Cae Monae Wants to Liberate You With 'DICKGIRL'

Cae Monae Wants to Liberate You With 'DICKGIRL'

The process behind Cae Monae's music isn't technically involved or motivated by some greater capitalist agenda — it's entirely instinctive, created exclusively on her iPhone and released to the world whenever she decides it's ready.

In the case of DICKGIRL, Monae's new three-track project, she began building the songs this fall, generously layering soundbites, beats and samples into something of a DIY epic. Dubbing it a "Transsexual Amateur Sextape" — not a mixtape, not an EP — DICKGIRL is finally ready for listeners, and it's sure to be disruptive.

The project artwork, also shot and edited by Monae on her iPhone, is a visual reflection of DICKGIRL's unruly sonic palette. On its opener, "Tropicana," batshit Willy Wonka synths bubble beneath the artist's manic rhymes. "I'm the fat tranny bitch, that'll start a riot," Monae declares, her voice pitched down with a devilish bravado. "We got John Wayne Gacy for a president," she continues.

Monae created the next track, "Cisphobic," to eradicate any argument that cisphobia exists in society, much like people argue "reverse racism" is real. It's designed to be ironic, politically charged, but grounded in irresistible dance production. "Cis people scare me," Monae admits throughout — a dramatic statement she says is rooted in truth, but ultimately aims to shake up the conversation.

"Shemail" takes a tongue-in-cheek turn, as Monae repeatedly demands, "Bend me over daddy," while lacing in lyrics like, "Suck my Zetus Lapetus," above bright, bouncy beats. "Welcome to the FFS Big Fat Pussy," she announces at one point, wrapping you in a dizzy orbit of queer references that at once acknowledge, celebrate and critique today's LGBTQ landscape.

Listen to the PAPER premiere of Cae Monae's DICKGIRL Sextape, below.

What was the production process like for creating this project?

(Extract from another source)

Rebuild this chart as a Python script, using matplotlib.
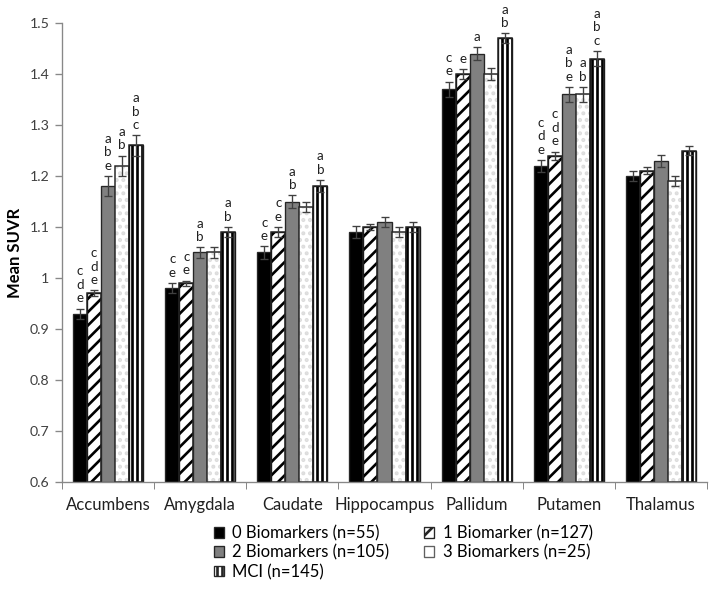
import numpy as np
import matplotlib
matplotlib.use("Agg")
from matplotlib import pyplot as plt
from matplotlib.patches import Patch

plt.rcParams['font.family'] = ['Lato', 'DejaVu Sans']
plt.rcParams['hatch.linewidth'] = 1.6

regions = ["Accumbens", "Amygdala", "Caudate", "Hippocampus", "Pallidum", "Putamen", "Thalamus"]
groups = ["0 Biomarkers (n=55)", "1 Biomarker (n=127)", "2 Biomarkers (n=105)",
          "3 Biomarkers (n=25)", "MCI (n=145)"]

bm0 = [0.93, 0.98, 1.05, 1.09, 1.37, 1.22, 1.20]
bm1 = [0.97, 0.99, 1.09, 1.10, 1.40, 1.24, 1.21]
bm2 = [1.18, 1.05, 1.15, 1.11, 1.44, 1.36, 1.23]
bm3 = [1.22, 1.05, 1.14, 1.09, 1.40, 1.36, 1.19]
mci = [1.26, 1.09, 1.18, 1.10, 1.47, 1.43, 1.25]

err0 = [0.010, 0.010, 0.012, 0.012, 0.015, 0.012, 0.010]
err1 = [0.006, 0.005, 0.010, 0.006, 0.010, 0.008, 0.007]
err2 = [0.020, 0.010, 0.012, 0.010, 0.012, 0.015, 0.012]
err3 = [0.020, 0.010, 0.010, 0.010, 0.012, 0.015, 0.010]
errm = [0.020, 0.010, 0.012, 0.010, 0.010, 0.015, 0.008]

# significance letters per region, per group
letters = [
    ["cde", "cde", "abe", "ab", "abc"],
    ["ce", "ce", "ab", "", "ab"],
    ["ce", "ce", "ab", "", "ab"],
    ["", "", "", "", ""],
    ["ce", "e", "a", "", "ab"],
    ["cde", "cde", "abe", "ab", "abc"],
    ["", "", "", "", ""],
]

values = [bm0, bm1, bm2, bm3, mci]
errors = [err0, err1, err2, err3, errm]

fig = plt.figure(figsize=(718 / 120, 589 / 120), dpi=120)
ax = fig.add_axes([62 / 718, 1 - 482 / 589, (707 - 62) / 718, (482 - 23) / 589])

x = np.arange(len(regions))
w = 0.152
edge = "#262626"
styles = [
    dict(color="black", edgecolor=edge),
    dict(color="white", edgecolor="black", hatch="///"),
    dict(color="#808080", edgecolor=edge),
    dict(color="white", edgecolor="#dcdcdc", hatch="..."),
    dict(color="white", edgecolor="black", hatch="||||"),
]

for j in range(5):
    pos = x + (j - 2) * w
    st = styles[j]
    ax.bar(pos, np.array(values[j]) - 0.6, w, bottom=0.6, color=st["color"],
           edgecolor=st["edgecolor"], hatch=st.get("hatch"), linewidth=0 if j == 3 else 0.8)
    if j in (1, 3, 4):
        ax.bar(pos, np.array(values[j]) - 0.6, w, bottom=0.6, fill=False,
               edgecolor=edge, linewidth=0.9)
    ax.errorbar(pos, values[j], yerr=errors[j], fmt="none", ecolor="#404040",
                elinewidth=0.8, capsize=2.5, capthick=0.8)
    for i in range(len(regions)):
        lab = letters[i][j]
        if lab:
            ax.annotate("\n".join(lab), (pos[i], values[j][i] + errors[j][i]),
                        xytext=(0, 2.5), textcoords="offset points", ha="center",
                        va="bottom", fontsize=8, linespacing=1.15, color="#202020")

ax.set_xlim(-0.5, len(regions) - 0.5)
ax.set_ylim(0.6, 1.5)
ax.set_yticks(np.arange(0.6, 1.501, 0.1))
ax.set_yticklabels(["0.6", "0.7", "0.8", "0.9", "1", "1.1", "1.2", "1.3", "1.4", "1.5"])
ax.set_xticks(x)
ax.set_xticklabels(regions)
ax.set_xticks(np.arange(-0.5, len(regions), 1), minor=True)
ax.tick_params(axis="x", which="major", length=0, labelsize=10, pad=9, labelcolor="#202020")
ax.tick_params(axis="x", which="minor", length=4, color="#888888", direction="out")
ax.tick_params(axis="y", length=4, color="#888888", labelsize=8.5, labelcolor="#404040")
for s in ["top", "right"]:
    ax.spines[s].set_visible(False)
for s in ["left", "bottom"]:
    ax.spines[s].set_color("#888888")
ax.set_ylabel("Mean SUVR", fontsize=10, fontweight="bold", labelpad=4)

handles = []
for j in range(5):
    st = styles[j]
    handles.append(Patch(facecolor=st["color"], edgecolor=edge if j != 3 else "#606060",
                         hatch=None if j == 3 else st.get("hatch"), linewidth=0.8,
                         label=groups[j]))
order = [0, 2, 4, 1, 3]
fig.legend([handles[k] for k in order], [groups[k] for k in order], ncol=2,
           loc="upper left", bbox_to_anchor=(199 / 718, 1 - 510 / 589), frameon=False,
           fontsize=10, handlelength=0.6, handleheight=0.6, handletextpad=0.5,
           columnspacing=2.1, labelspacing=0.2)

fig.savefig("out.png", dpi=120)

Oh, bitch. The production process was very erotic and long. I began writing in October. It took about a week to get a substantial collection of rhymes and poetry. The initial concept for DICKGIRL was much different. I wanted a trap/rap album with an industrial twist. After spending almost a month trying to marry the track with the lyrics, I realized I needed to trust my roots in music, so I scrapped the instrumentals and began producing the tracks myself. Like the rest of my work, it was all produced and recorded on my iPhone. It took another week to build up a sound library containing sound clips and audio I've collected for years. Everything was distorted and remastered to build up the tracks to what they are now. After a week of producing the three instrumental tracks, I tested out some of the lyrics over them and it was magic.

When you look at this project in its entirety, what do you think is the greater message?

The larger message is one of liberation. This whole process was done with thick intensity and sexual passion. I was going through, what seemed like, yet another transition in my life — one of healing and rebuilding. This is my war cry, my freedom chant, and seduction spell all in one. This project is my arms held high in submission, but my fists are clenched in resistance.

How do you come up with your raps?

I spent afternoons and nights with a bottle of wine, a fat bag of hybrid, and my notebook sifting through my mind, connecting dots and correlating emotions. I realized I had a lot to say about sexual and political liberation, so I said it. I wrote everything to Rick Ross instrumentals and I had to be in my bathroom. I'm not sure why that was such a necessary part of the process, but it very much was. Anything or anywhere else simply didn't work.

What's the story behind DICKGIRL opener, "Tropicana"?

"Tropicana" was written to be a Trump/Pence diss track. The original lyrics were so aggressive and explicit, I began questioning if it was even legal. So when recording it I took my favorite parts and mashed them up until it became what it is now. The title references oranges and juice, so it should all make sense. If not, it's fine.

Is "Cisphobic" inspired by one experience in particular?

"Cisphobic" is the irony piece — a dark hilarity that cisgender people, very similar in experience to Euro-Americans (white people), can't feel the systems that support them. Without those systems in place they become equals, yet most would see it as a drastic loss in stature and control. "Cisphobic" is my way of saying cisphobia (similar to "reverse racism") doesn't exist. However, cisgender people, in some cases, truly do scare me.

How do you hope this project will impact the community?

I want people to sweat. I want people to dance and move their bodies releasing their desires. I want people to feel liberated and sexy in their miraculous and unique bodies. I want them to have a multi-level orgasm in their body, mind, and soul. I want people to listen to this and instantly need a cigarette and a burrito.